* **Raw data**
•••

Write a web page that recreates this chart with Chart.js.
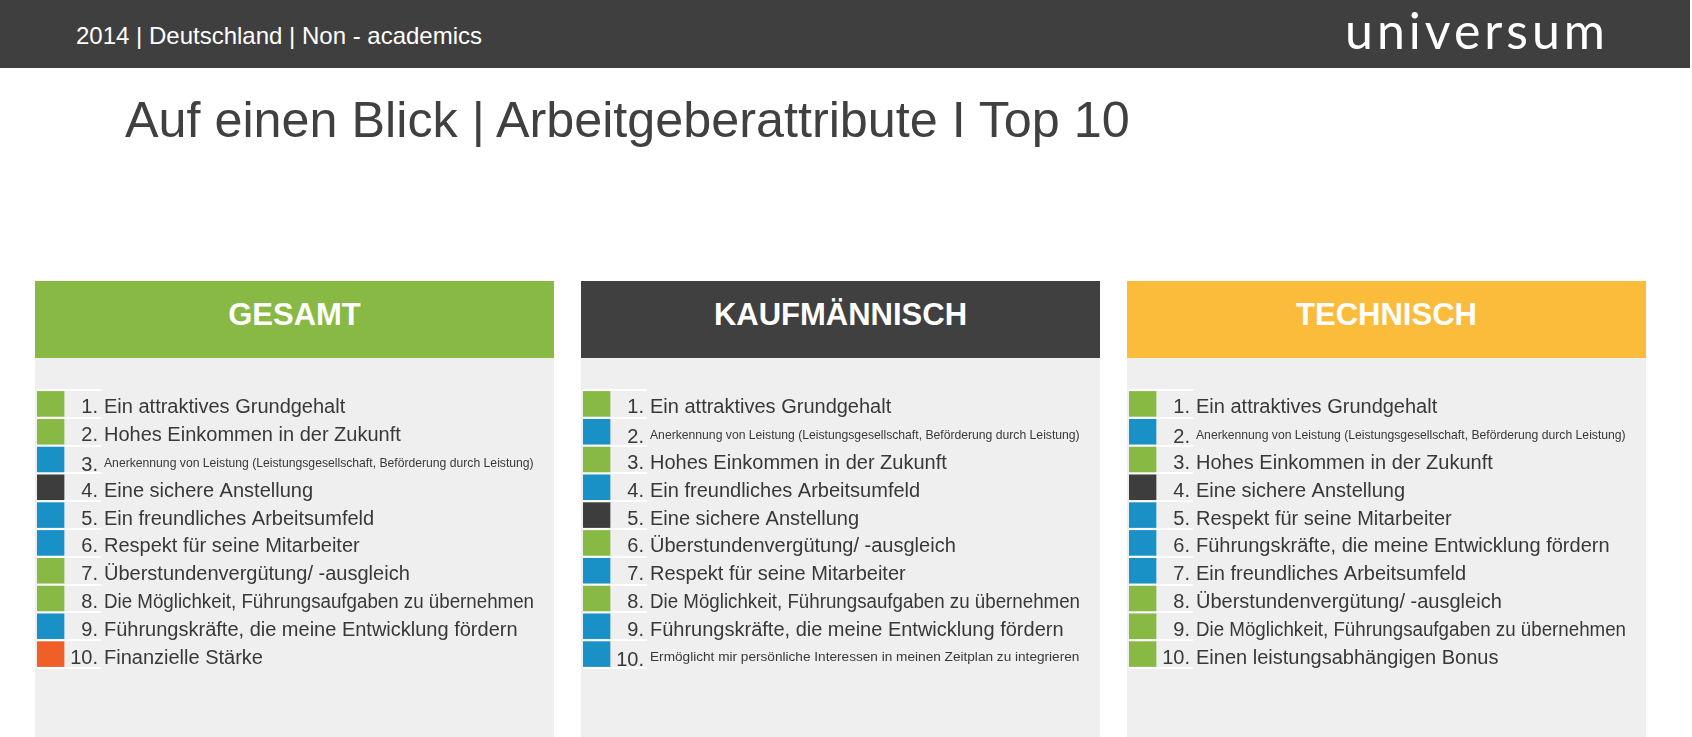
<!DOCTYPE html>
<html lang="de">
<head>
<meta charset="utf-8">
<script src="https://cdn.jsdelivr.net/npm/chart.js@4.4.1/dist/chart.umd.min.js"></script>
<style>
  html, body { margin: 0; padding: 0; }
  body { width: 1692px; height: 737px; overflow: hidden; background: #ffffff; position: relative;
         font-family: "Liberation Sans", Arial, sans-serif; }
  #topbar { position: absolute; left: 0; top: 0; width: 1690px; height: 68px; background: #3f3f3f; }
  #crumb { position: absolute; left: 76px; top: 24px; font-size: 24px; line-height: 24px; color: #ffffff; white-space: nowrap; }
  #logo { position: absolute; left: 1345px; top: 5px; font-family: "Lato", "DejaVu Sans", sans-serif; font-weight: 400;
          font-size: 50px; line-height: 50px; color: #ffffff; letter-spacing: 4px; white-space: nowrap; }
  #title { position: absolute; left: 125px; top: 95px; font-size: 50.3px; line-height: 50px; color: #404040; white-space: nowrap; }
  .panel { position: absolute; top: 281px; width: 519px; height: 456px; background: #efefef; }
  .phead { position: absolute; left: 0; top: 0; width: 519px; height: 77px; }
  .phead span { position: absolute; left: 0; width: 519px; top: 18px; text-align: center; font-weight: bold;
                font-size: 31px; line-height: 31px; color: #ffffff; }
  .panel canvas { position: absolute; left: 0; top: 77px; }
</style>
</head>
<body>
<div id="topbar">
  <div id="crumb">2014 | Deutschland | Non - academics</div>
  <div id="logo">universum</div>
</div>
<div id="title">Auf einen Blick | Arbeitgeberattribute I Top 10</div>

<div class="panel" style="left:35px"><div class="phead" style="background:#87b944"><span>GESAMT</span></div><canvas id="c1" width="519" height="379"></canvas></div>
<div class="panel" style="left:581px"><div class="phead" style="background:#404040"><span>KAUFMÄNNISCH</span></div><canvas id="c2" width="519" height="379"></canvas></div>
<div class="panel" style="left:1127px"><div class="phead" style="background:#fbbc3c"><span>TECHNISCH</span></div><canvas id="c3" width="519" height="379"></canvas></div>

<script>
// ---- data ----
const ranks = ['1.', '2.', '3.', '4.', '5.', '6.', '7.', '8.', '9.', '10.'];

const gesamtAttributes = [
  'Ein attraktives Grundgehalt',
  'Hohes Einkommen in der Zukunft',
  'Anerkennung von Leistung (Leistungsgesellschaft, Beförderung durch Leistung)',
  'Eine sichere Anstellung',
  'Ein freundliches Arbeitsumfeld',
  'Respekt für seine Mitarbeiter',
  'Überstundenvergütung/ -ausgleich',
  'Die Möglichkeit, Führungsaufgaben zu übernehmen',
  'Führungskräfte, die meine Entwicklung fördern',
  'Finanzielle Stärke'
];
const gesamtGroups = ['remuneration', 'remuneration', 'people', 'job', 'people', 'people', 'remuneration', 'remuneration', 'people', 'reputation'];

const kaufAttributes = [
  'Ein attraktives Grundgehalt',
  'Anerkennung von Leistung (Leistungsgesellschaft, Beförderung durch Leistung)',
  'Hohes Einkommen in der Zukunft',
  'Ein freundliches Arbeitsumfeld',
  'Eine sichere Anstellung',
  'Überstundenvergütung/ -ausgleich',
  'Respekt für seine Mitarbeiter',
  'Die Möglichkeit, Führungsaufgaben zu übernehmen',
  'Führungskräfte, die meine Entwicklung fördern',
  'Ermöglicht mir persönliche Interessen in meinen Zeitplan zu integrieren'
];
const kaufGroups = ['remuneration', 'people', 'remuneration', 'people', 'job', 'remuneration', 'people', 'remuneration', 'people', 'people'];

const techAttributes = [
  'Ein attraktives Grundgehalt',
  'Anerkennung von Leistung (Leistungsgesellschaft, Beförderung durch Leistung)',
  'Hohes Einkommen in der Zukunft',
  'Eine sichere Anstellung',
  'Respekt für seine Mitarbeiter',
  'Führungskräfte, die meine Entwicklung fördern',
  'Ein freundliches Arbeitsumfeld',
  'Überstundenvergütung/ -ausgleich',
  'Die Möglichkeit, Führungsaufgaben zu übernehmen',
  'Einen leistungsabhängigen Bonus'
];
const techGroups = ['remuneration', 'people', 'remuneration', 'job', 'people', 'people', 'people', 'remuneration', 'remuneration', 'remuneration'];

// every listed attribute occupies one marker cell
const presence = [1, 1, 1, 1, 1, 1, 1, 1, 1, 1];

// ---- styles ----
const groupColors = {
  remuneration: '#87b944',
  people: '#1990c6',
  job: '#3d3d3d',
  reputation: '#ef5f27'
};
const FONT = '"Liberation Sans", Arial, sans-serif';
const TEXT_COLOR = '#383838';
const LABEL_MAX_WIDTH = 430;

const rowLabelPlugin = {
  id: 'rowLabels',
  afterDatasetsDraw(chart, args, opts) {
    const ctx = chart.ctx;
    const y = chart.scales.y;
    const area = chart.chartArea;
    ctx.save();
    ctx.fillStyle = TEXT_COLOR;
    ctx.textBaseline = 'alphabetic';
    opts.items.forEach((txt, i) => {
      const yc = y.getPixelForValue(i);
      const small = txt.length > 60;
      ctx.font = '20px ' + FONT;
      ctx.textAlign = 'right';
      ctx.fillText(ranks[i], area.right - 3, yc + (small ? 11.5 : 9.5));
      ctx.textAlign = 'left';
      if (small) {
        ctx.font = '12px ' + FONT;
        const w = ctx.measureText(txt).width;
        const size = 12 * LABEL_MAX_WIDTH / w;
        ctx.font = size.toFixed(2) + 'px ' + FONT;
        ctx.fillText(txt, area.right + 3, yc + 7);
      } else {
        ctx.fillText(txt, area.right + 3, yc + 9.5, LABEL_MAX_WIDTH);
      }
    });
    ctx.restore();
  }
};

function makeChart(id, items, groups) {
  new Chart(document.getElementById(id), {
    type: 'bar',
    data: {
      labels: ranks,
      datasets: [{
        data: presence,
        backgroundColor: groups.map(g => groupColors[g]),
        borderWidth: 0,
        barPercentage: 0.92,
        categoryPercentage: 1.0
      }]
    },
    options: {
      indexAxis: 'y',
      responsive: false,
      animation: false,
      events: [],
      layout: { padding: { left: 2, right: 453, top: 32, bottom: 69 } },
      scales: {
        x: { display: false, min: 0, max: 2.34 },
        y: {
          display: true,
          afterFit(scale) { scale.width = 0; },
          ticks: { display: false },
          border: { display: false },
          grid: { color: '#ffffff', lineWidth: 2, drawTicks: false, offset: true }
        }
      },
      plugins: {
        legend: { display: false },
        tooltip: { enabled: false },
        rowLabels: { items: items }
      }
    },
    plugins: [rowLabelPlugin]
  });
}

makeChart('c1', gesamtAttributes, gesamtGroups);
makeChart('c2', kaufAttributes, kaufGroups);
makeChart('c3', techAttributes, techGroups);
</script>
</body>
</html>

•••

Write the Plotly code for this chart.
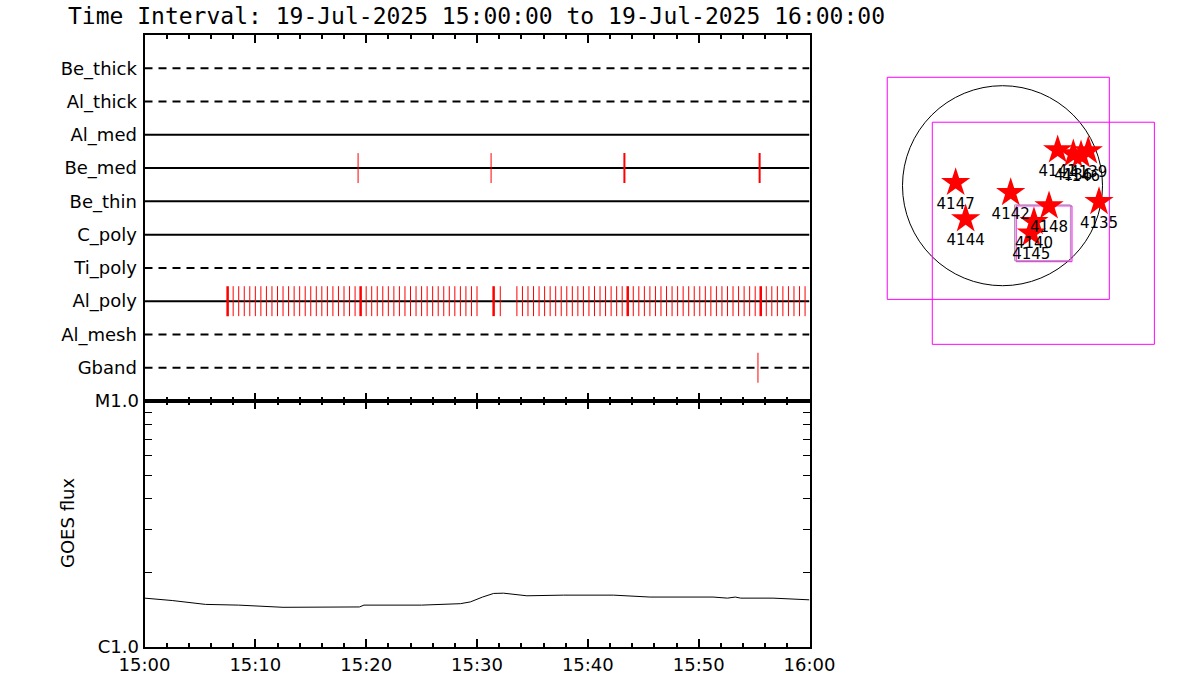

•••

* **Do this**
Skip the pictures and repeat, word for word, the lines from the one containing "Write a web" to the one containing "I Top 10</div>", keeping both of those lines.

* **Result**
Write a web page that recreates this chart with Chart.js.
<!DOCTYPE html>
<html lang="de">
<head>
<meta charset="utf-8">
<script src="https://cdn.jsdelivr.net/npm/chart.js@4.4.1/dist/chart.umd.min.js"></script>
<style>
  html, body { margin: 0; padding: 0; }
  body { width: 1692px; height: 737px; overflow: hidden; background: #ffffff; position: relative;
         font-family: "Liberation Sans", Arial, sans-serif; }
  #topbar { position: absolute; left: 0; top: 0; width: 1690px; height: 68px; background: #3f3f3f; }
  #crumb { position: absolute; left: 76px; top: 24px; font-size: 24px; line-height: 24px; color: #ffffff; white-space: nowrap; }
  #logo { position: absolute; left: 1345px; top: 5px; font-family: "Lato", "DejaVu Sans", sans-serif; font-weight: 400;
          font-size: 50px; line-height: 50px; color: #ffffff; letter-spacing: 4px; white-space: nowrap; }
  #title { position: absolute; left: 125px; top: 95px; font-size: 50.3px; line-height: 50px; color: #404040; white-space: nowrap; }
  .panel { position: absolute; top: 281px; width: 519px; height: 456px; background: #efefef; }
  .phead { position: absolute; left: 0; top: 0; width: 519px; height: 77px; }
  .phead span { position: absolute; left: 0; width: 519px; top: 18px; text-align: center; font-weight: bold;
                font-size: 31px; line-height: 31px; color: #ffffff; }
  .panel canvas { position: absolute; left: 0; top: 77px; }
</style>
</head>
<body>
<div id="topbar">
  <div id="crumb">2014 | Deutschland | Non - academics</div>
  <div id="logo">universum</div>
</div>
<div id="title">Auf einen Blick | Arbeitgeberattribute I Top 10</div>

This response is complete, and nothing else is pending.